Rumplestiltskin's picture

I also understand about it being a big deal the first time. But, it also sounds like in this case both parents haven't fully accepted their situation, and haven't let go of the fantasy of the perfect family life. They want to have their cake and eat it too. I don't know what led to their split, but did they not realize things would be different in a non-intact family? I think it's deeply unfair to start a relationship with a new person when you are still grasping and struggling so hard to resolve your issues with your first (or in some cases second!) family. To subject them to constant contact with your prior partner. It is extremely selfish and this tooth fairy f*ckery is just a symptom. Not to mention the child, who could likely give a crap whose house the fricking fairy visits. All this drama in the name of putting the kids first. But it's clearly the bioparents who come first in these high conflict situations! The kids and the steps do the suffering. Edit to add that i think when these skids get so screwed up that their behavior is intolerable and they can't function in society, that's just another example of their parents doing them a huge disservice.

HowLongIsForever's picture

I'm surprised this didn't come out of BMs mouth over here.  Her pendulum can never find equilibrium and just sit in stillness.

That aside, the sentiment behind that conversation is that skid is an extension, a possession.  None of this nonsense is about skid experiencing their own life but what mom and dad are owed by virtue of being mom and dad.

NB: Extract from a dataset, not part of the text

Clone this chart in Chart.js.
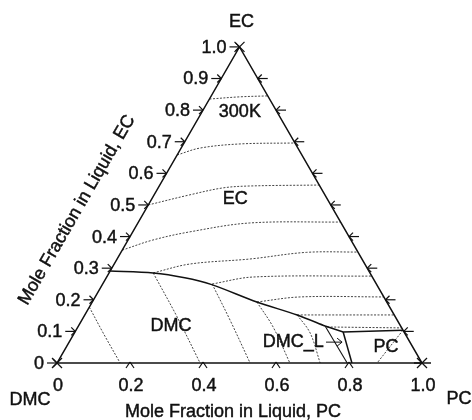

It might be due to the "newness" of the situation (because reasonably, nobody thought about the tooth fairy in such detail during a split).  Might even be a little bit of one-upsmanship in there.  Regardless, it's not a healthy or practical approach to raising a child whether or not the family is intact.

Ask BF what he is planning (or hoping) to get out of such an arrangement.  Give him some time to think about it but make him say it out loud.  Then explain to him all of the other healthy, non-detrimental ways he can accomplish that goal.

The more he recognizes these things the less inclined he will be to not only entertain BMs absurdities but compete with them. 

He is not being a bad father or damaging his child if he doesn't go along with her crazy pants schemes.  He would, however, be doing both if he keeps in step with her.  No child is ever responsible for a parent's emotional fulfillment. That neither of the adults in this situation have come to terms with that doesn't bode well for the kid.

 

tog redux's picture

This is crazy. He needs to tell her that wherever the tooth is lost, that's where the Tooth Fairy leaves her money, and that's that. Ignore and no further discussion.  If the tooth falls out at his house - he's the Tooth Fairy and the tooth is his. Same at BM's.

Then ignore, ignore, no further discussion.  This is just another excuse for BM to demand your DH's attention and he fell for it.

It's a freaking tooth. He's going to lose a bunch more.

OR, the alternative is to tell BM she can be the Tooth Fairy 100% and send any fallen-out teeth over there.  Either one is fine, but freaking pick one to stop the unnecessary discussion.